Not only do most children of divorce face a greater risk of living in poverty, but they are more likely to exhibit behavioral problems, more likely to struggle with depression, more likely to experience learning difficulties and more likely to drop out of school. They also become sexually active earlier, are more likely to produce children out of wedlock and more likely to wind up divorcing their own spouse later in life.

Driven at least in part by what they fear will happen to their children, many parents in the midst of divorce are open to reconciliation, a 2011 study demonstrated.

When asked if they would be seriously interested in obtaining reconciliation services, about three in 10 individuals expressed openness to receiving help, according to the University of Minnesota study. Overall, in about 45 percent of couples, one or both of the partners reported holding hope for the marriage and a possible interest in reconciling.

“There’s a lot more ambivalence about ‘following through’ on the divorce than anyone of us realized,” William Doherty, the lead researcher of the study, told the Huffington Post.

“The outsider’s perspective is that when people decide to get divorced and contact the lawyer and so on — it’s over. We all line up accordingly. The marriage counselors decide to do divorce counseling, and the family members say things they never said before about your spouse,” he explained. “But inside a marriage, there is a lot more ambivalence and volatility. And that’s what we’ve learned. We now have a project where we’re working with these couples that are interested in help, and that’s what we see: that week-to-week, and month-to-month, people change their minds.”

Dr. Creech said it’s up to husbands and wives to decide whether they are willing to work to save their marriages, but that North Carolina law ought to give them every opportunity to do so.
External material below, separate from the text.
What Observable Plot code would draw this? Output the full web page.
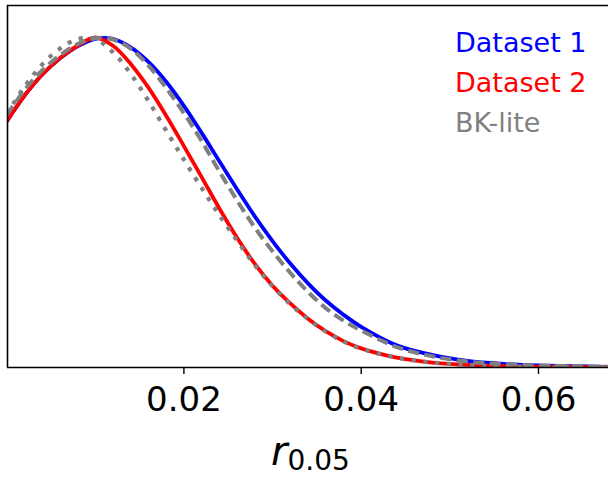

“No legislation can guarantee anyone a healthy marriage, but having couples on the brink of divorce slow down, take a class to help them resolve conflicts and take a hard look at what breaking up the family could do to their kids can certainly increase the chances of saving a marriage,” he said. “And a decrease in divorce would help address innumerable social ills.”

The Healthy Marriage Act is being sponsored by Republicans Austin Allran (Alexander), Warren Daniel (Burke) and Norman Sanderson (Carteret).

Sen. Daniel said Thursday that he knows the bill is far from a perfect solution to the problem of divorce, but he believes it is time to begin a dialogue about how to improve the state of marriage.

The North Carolina Family Policy Council said the divorce reforms proposed by S 518 will not only help strengthen marriage, but they have real potential to reduce the divorce rate, improve child well-being and save state and taxpayer money in the process.